- [WHAT THE EXERCISE ASKS]: Everything from the line with "Rebuild this chart" through the line with "import plotly.graph_objects as go", inclusive, should be repeated exactly, except the pictures.

- [RECORDED DATA]:

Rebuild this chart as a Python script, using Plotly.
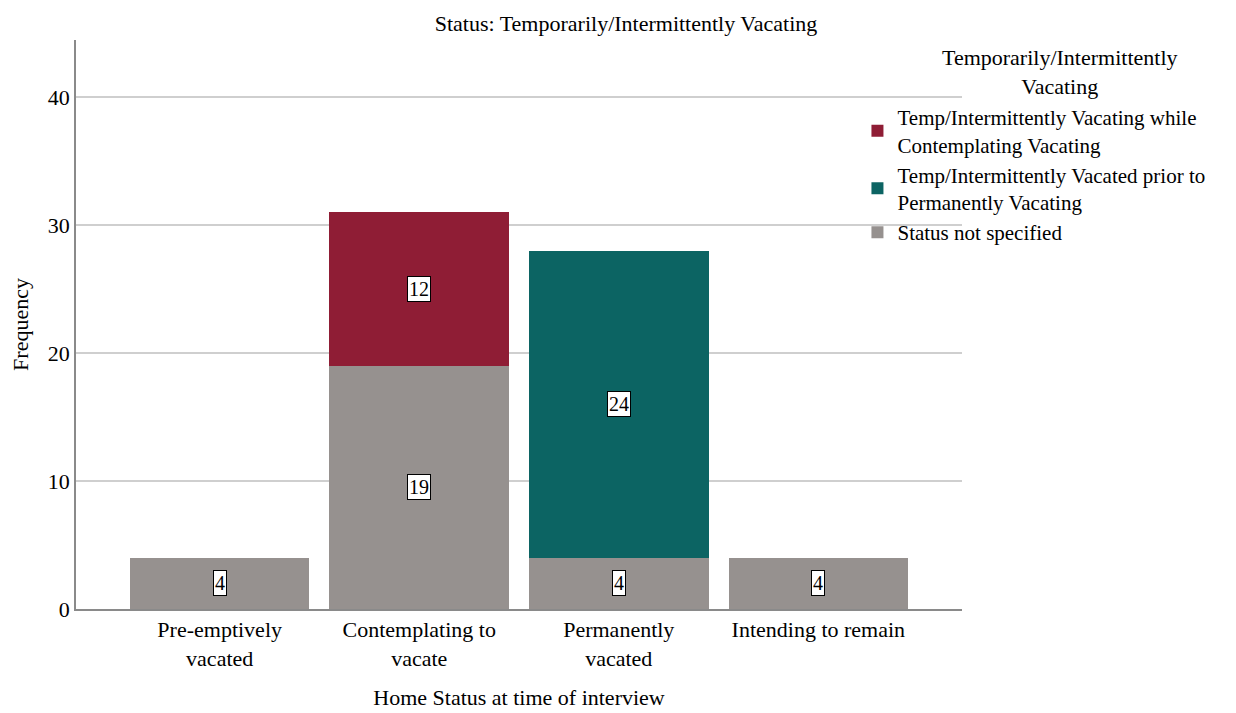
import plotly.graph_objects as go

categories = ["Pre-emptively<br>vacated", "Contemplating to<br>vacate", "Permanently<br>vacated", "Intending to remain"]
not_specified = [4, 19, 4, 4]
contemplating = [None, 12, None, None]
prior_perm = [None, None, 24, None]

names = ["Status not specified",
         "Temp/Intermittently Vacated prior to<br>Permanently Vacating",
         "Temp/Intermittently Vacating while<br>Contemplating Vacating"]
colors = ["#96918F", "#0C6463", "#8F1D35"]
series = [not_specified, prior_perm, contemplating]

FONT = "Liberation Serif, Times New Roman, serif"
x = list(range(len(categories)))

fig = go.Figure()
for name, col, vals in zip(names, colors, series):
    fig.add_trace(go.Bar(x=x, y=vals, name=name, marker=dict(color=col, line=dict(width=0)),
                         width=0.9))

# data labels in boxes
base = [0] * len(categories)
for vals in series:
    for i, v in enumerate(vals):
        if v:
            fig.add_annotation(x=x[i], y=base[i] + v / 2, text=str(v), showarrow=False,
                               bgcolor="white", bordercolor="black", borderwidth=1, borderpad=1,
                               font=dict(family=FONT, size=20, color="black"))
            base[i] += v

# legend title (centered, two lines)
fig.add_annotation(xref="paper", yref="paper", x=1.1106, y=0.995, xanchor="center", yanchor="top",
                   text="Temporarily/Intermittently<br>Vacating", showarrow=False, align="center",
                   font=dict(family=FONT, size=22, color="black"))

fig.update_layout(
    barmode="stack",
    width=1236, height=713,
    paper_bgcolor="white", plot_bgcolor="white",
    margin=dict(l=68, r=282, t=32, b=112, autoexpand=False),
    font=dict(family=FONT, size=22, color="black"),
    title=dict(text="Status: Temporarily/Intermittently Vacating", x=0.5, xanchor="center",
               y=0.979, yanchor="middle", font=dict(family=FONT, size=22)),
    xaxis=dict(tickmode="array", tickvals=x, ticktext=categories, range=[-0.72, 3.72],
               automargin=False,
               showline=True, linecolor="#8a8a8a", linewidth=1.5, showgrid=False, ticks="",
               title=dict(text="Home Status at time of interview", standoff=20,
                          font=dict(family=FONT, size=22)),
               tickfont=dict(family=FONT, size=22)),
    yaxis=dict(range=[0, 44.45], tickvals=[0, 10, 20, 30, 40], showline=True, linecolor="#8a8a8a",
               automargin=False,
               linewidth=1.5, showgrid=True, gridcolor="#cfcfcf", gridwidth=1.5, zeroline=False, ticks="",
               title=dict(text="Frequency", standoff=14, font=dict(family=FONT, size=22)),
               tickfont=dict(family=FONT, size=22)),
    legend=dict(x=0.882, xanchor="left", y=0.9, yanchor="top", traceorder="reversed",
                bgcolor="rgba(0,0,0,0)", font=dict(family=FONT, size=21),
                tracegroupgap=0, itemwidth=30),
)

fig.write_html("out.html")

==

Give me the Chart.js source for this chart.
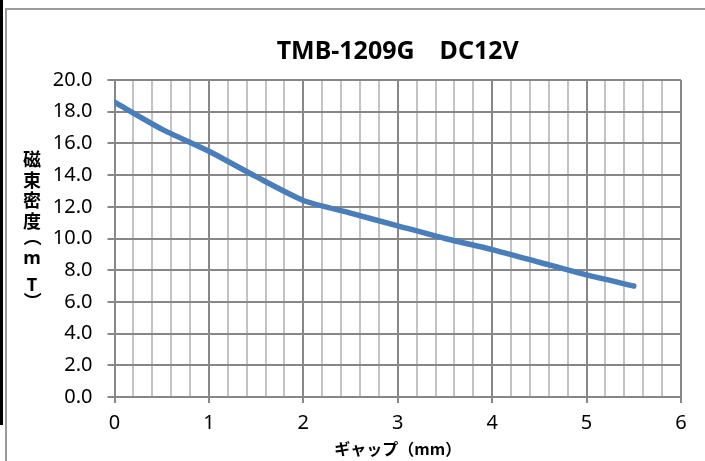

--

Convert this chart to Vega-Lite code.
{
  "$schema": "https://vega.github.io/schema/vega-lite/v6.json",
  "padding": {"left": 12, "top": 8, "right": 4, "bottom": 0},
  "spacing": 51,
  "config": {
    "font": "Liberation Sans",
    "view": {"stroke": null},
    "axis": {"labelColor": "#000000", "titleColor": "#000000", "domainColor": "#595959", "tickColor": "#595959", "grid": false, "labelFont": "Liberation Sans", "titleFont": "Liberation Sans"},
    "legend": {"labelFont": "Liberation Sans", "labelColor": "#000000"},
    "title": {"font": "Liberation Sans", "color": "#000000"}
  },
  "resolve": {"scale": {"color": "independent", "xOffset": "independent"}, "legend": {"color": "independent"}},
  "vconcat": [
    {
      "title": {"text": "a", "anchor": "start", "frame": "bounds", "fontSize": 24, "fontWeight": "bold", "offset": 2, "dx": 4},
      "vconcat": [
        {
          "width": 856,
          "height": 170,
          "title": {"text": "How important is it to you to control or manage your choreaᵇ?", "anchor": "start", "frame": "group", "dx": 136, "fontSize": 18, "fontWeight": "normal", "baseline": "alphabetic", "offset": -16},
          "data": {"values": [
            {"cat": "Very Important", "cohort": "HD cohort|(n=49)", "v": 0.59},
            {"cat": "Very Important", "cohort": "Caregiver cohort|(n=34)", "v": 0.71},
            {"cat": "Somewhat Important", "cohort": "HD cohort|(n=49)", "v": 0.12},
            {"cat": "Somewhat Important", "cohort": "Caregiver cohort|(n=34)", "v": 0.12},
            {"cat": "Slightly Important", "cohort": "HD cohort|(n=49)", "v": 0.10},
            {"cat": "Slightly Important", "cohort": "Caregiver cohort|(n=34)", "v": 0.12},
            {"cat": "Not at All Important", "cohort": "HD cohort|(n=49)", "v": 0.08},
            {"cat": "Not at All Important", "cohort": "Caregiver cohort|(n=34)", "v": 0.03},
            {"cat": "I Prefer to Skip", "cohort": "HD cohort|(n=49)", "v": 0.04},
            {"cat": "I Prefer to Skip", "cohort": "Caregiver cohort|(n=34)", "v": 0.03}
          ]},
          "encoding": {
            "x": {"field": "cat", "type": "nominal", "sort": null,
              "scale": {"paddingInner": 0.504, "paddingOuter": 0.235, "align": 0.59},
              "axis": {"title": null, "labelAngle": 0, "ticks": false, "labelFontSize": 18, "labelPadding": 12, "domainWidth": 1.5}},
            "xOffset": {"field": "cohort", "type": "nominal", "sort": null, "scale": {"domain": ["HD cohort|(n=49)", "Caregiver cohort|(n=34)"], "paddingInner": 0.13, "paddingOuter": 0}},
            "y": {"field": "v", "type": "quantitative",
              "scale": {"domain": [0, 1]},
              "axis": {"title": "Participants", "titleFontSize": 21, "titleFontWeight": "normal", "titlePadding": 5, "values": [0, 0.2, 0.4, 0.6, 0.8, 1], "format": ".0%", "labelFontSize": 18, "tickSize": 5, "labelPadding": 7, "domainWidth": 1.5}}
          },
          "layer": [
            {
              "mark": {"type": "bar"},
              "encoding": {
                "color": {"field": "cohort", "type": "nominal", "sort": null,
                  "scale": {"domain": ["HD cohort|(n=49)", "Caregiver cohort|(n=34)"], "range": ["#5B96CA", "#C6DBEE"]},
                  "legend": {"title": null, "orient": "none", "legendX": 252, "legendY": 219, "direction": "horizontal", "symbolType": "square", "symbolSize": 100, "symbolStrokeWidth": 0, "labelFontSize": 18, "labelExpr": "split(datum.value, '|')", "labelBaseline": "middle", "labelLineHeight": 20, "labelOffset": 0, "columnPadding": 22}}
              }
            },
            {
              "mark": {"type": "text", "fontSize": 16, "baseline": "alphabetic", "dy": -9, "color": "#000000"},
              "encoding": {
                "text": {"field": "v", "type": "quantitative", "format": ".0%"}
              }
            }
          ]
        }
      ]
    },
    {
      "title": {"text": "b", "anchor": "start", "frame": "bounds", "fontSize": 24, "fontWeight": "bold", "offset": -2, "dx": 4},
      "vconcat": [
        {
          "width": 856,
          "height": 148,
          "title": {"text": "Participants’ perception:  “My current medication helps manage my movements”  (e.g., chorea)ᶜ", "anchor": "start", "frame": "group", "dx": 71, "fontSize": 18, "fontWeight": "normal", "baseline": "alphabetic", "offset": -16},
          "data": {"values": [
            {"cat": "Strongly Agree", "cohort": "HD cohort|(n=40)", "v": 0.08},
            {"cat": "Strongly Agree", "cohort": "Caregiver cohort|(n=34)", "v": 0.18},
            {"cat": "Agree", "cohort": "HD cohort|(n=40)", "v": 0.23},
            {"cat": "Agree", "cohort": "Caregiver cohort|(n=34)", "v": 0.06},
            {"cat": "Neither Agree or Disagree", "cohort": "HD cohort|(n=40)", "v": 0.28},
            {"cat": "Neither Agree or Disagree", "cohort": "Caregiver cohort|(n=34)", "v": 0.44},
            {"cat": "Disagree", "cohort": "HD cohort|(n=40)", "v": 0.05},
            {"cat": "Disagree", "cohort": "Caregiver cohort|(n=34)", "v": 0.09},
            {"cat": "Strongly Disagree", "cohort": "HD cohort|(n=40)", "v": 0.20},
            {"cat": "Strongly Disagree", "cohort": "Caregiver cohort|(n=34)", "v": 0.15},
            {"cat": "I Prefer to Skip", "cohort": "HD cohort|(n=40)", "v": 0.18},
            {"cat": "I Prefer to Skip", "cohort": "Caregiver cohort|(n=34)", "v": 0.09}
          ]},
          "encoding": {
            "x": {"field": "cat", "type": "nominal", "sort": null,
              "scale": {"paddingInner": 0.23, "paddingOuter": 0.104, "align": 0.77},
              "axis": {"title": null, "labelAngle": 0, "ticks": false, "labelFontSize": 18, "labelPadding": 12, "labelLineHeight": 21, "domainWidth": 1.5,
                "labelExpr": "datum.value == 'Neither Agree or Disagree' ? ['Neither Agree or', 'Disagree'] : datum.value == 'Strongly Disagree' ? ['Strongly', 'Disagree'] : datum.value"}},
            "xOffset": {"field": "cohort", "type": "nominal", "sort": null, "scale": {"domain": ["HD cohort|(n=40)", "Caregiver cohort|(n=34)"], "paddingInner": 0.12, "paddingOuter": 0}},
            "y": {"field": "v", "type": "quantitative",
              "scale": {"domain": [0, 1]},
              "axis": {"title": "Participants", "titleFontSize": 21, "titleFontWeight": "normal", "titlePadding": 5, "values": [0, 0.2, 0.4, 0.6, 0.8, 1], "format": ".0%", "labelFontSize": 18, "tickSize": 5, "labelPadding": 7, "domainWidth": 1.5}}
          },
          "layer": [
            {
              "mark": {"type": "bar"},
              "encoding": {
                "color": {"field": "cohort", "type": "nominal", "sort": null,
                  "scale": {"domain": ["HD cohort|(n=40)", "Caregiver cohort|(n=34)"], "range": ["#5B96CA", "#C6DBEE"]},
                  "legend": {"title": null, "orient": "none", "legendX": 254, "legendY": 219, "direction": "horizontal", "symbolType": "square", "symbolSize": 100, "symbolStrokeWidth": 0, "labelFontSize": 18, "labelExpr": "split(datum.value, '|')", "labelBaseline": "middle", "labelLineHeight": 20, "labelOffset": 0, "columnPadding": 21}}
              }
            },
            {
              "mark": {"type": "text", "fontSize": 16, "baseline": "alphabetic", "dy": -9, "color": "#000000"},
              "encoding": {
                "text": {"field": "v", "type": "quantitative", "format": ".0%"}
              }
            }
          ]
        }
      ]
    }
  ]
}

- [CORRECT ANSWER]:
Rebuild this chart as a Python script, using Plotly.
import plotly.graph_objects as go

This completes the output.